Light Plays a Critical Role in the Formation and Morphology of Perovskites

Perovskites are materials that have currently gained immense interest in solar energy technology as they prove to reduce the cost of solar cells to extremely low levels. Their efficiency majorly depends on the ability of individuals to control their deposition into films, however, the factors that influence the synthesis of perovskites are yet to be fully understood.

EPFL scientists have recently proved that in the two most common methods used today, light can immensely accelerate the formation of perovskite films and also control the morphology of their crystals, thus influencing the competence of the resulting solar cell. The breakthrough study features in Nature.

The research was performed by the lab of Michael Grätzel at EPFL. Grätzel has been globally recognized for inventing the first dye-sensitized solar cells (Grätzel cells) that modernized solar-energy science.

In this paper, Amita Ummadisingu, a PhD student, and her colleagues at Grätzel’s lab used scanning electron microscopy and confocal laser scanning fluorescence microscopy to study how direct light affects the crystal formation when depositing perovskites in layers, as it generally done to build a solar cell. The aim here is to guarantee homogeneity across the perovskite film, as this is connected to superior photovoltaic performance

Till date, efforts have been focused on enhancing perovskite solar-cell efficiency by optimizing the fabrication processes and their architecture. But basic aspects of perovskite formation, such as the factors or mechanism controlling the reaction are not properly understood, resulting in batch-to-batch inconsistencies in performance.

It should indeed be noted that understanding the light effect can enable scaling-up and reproducibility of perovskite photovoltaics to commercial production. This resulted in EPFL scientists studying the effect of light on two methods that are commonly used today for perovskite film deposition.

Sequential deposition, the first method, involves depositing lead iodide onto a titanium dioxide scaffold. This is followed by dipping them together in a methylammonium iodide solution in order to produce the final methylammonium lead iodide perovskite. The anti-solvent method is the second commonly used method in which a perovskite precursor solution is uniformly coated onto a spinning flat base to produce a thin layer. This is then followed by dripping an anti-solvent and the whole sample is finally heated to produce the perovskite.

The scientists used both the microscopy techniques during the sequential deposition method and discovered that when light is present, it significantly speeds up the overall formation of the perovskite. The effect is improved when light intensity is increased to solar levels.

The morphological differences observed in the film are not because of heating from the light but due to the product of a quantum effect: the lead iodide film crystallizes as the first step in perovskite formation, and then develops surface traps. Photo-generated holes, reducing the surface tension, are captured by these traps. This results in the growth of more lead iodide crystals in the film, ultimately developing more perovskite crystals.

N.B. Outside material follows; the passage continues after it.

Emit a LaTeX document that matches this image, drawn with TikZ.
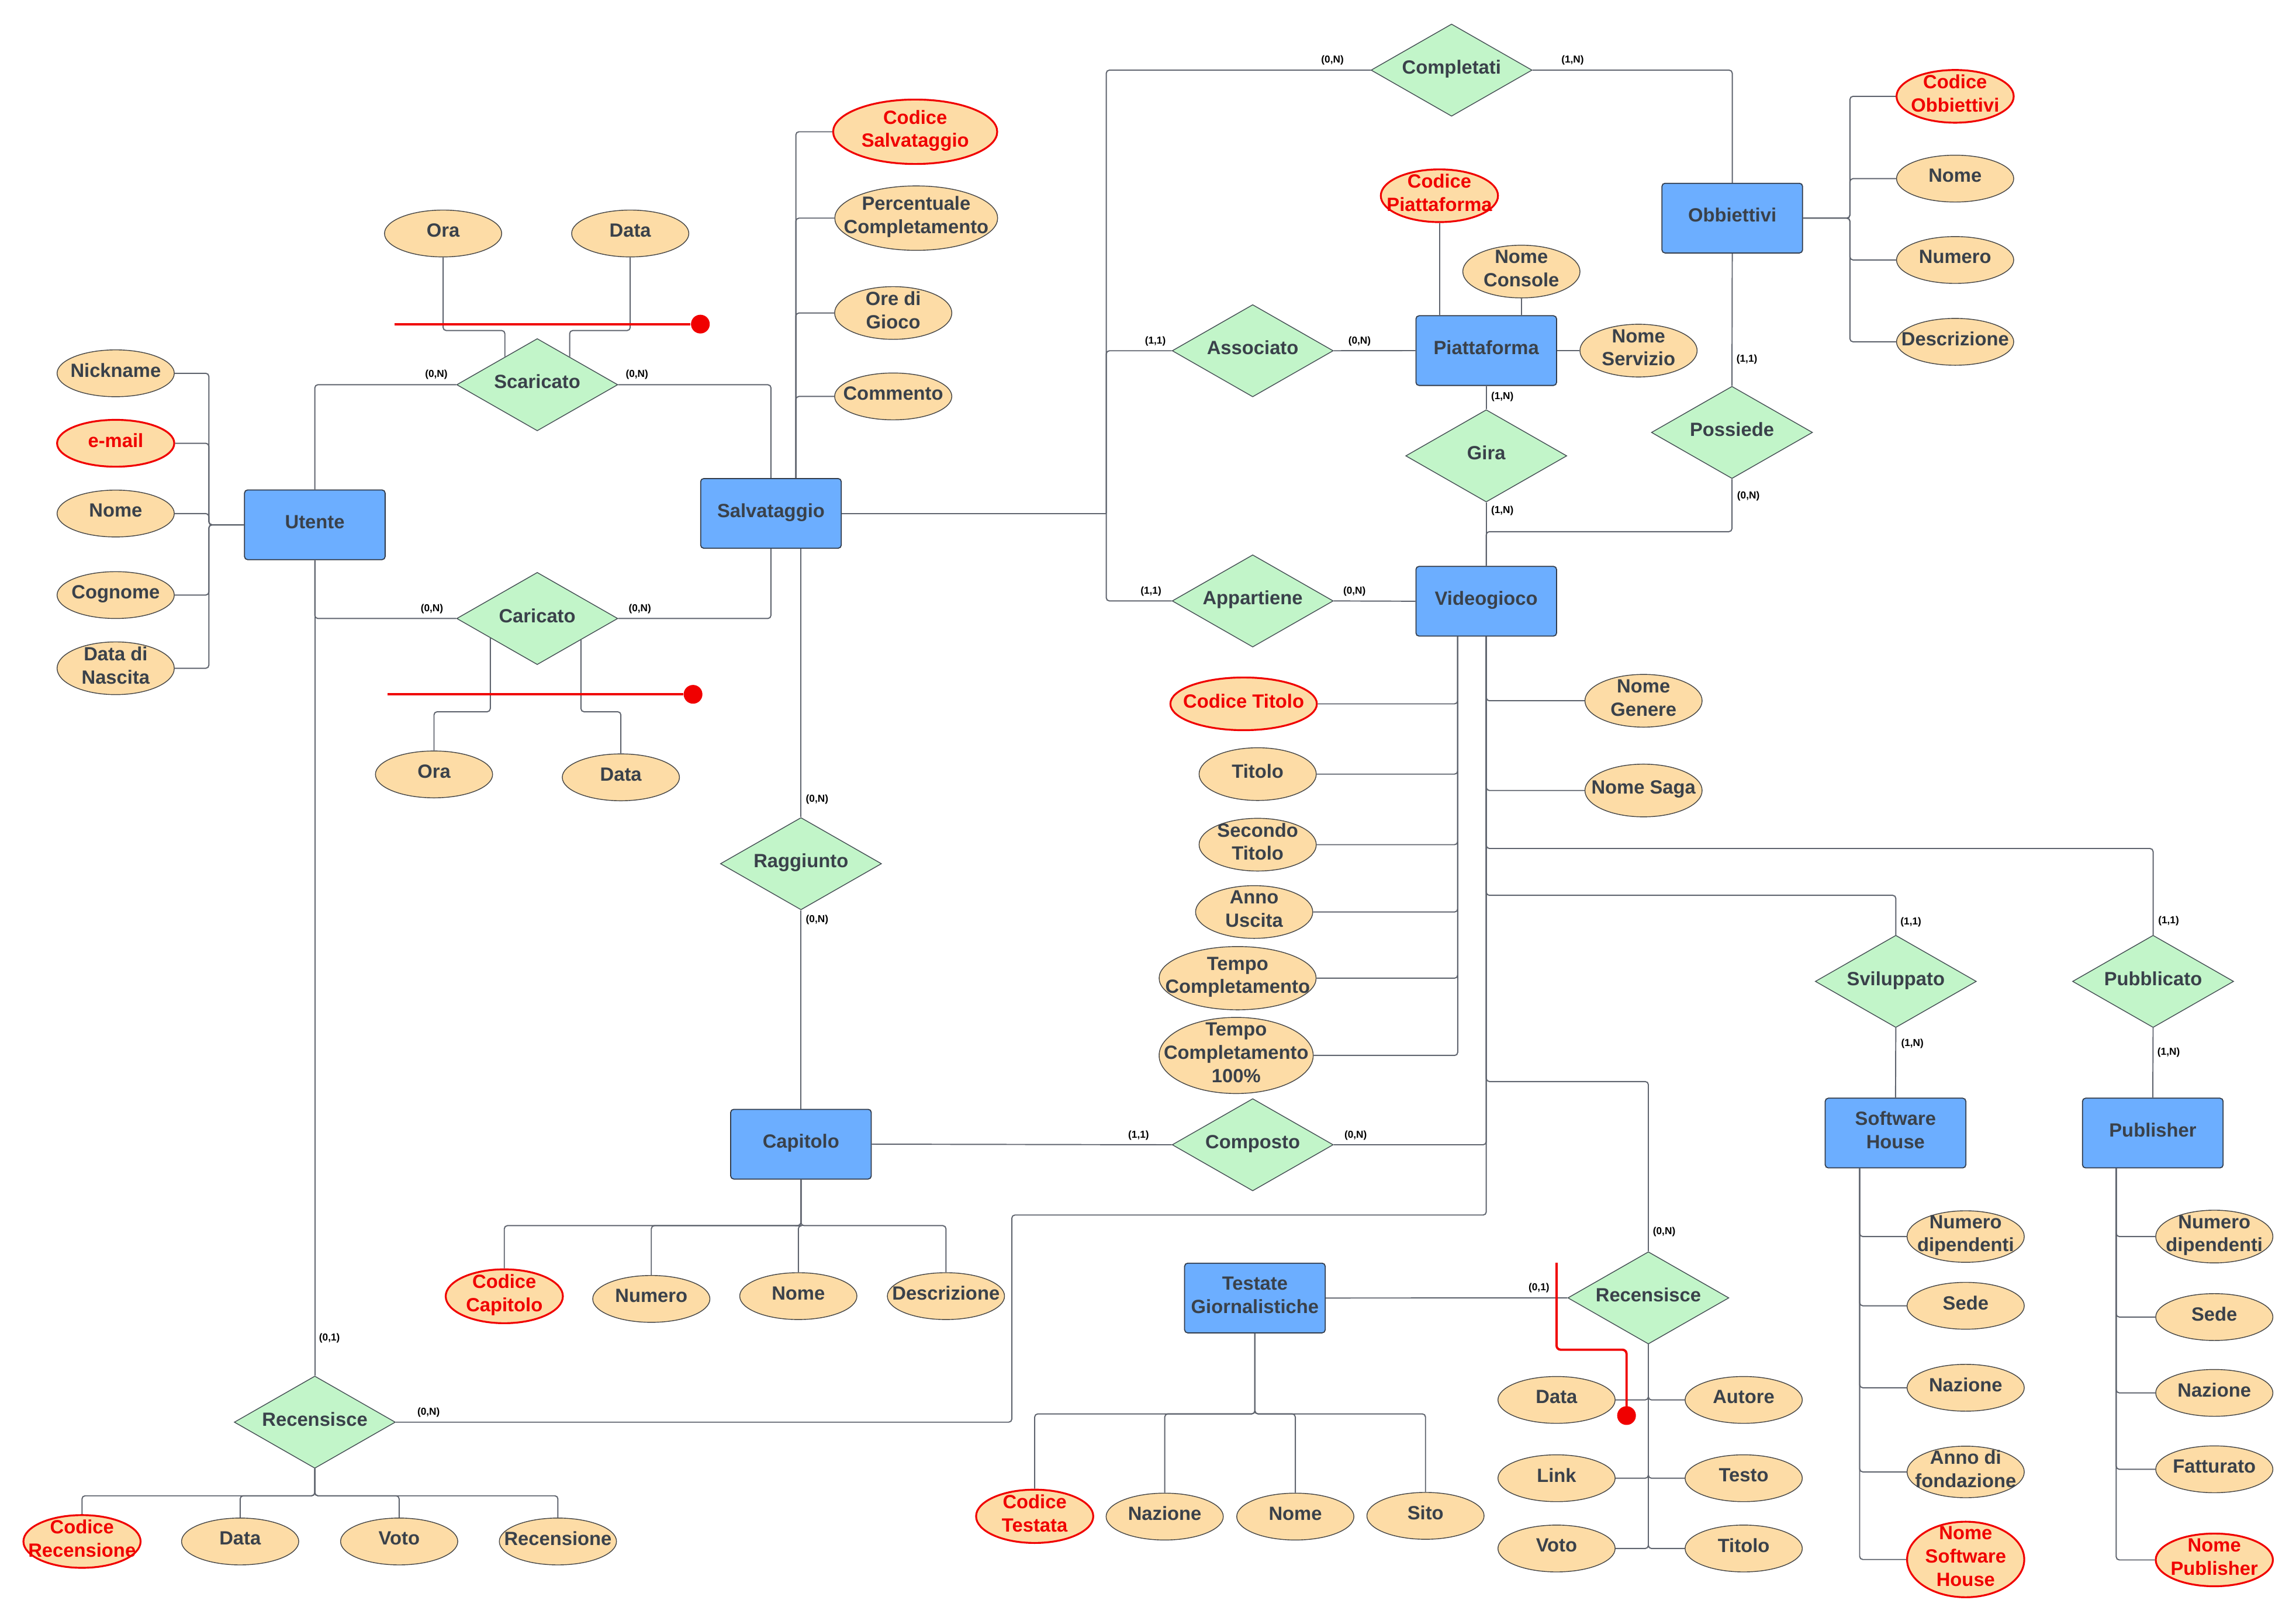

The researchers also discovered that the anti-solvent method actually gains a lot more from the absence of light, and indeed provides best results in the dark.

The study highlights that controlling the light present during fabrication can help attain superior performance from perovskite solar cells. “Surprisingly and strikingly we find that light strongly affects the rate of formation and the morphology of perovskites in conventional methods used where no light effects have been remarked before,” says Michael Grätzel.

Light is a major factor in the main deposition methods and for many perovskite compositions. So awareness and control of the light effect is crucial when fabricating state-of-the-art perovskite devices, and should always be considered when preparing perovskite films for opto-electronic applications such as solar cells, LEDs, etc.

Amita Ummadisingu, PhD Student, EPFL

The Swiss National Science Foundation (SNSF) funded this work.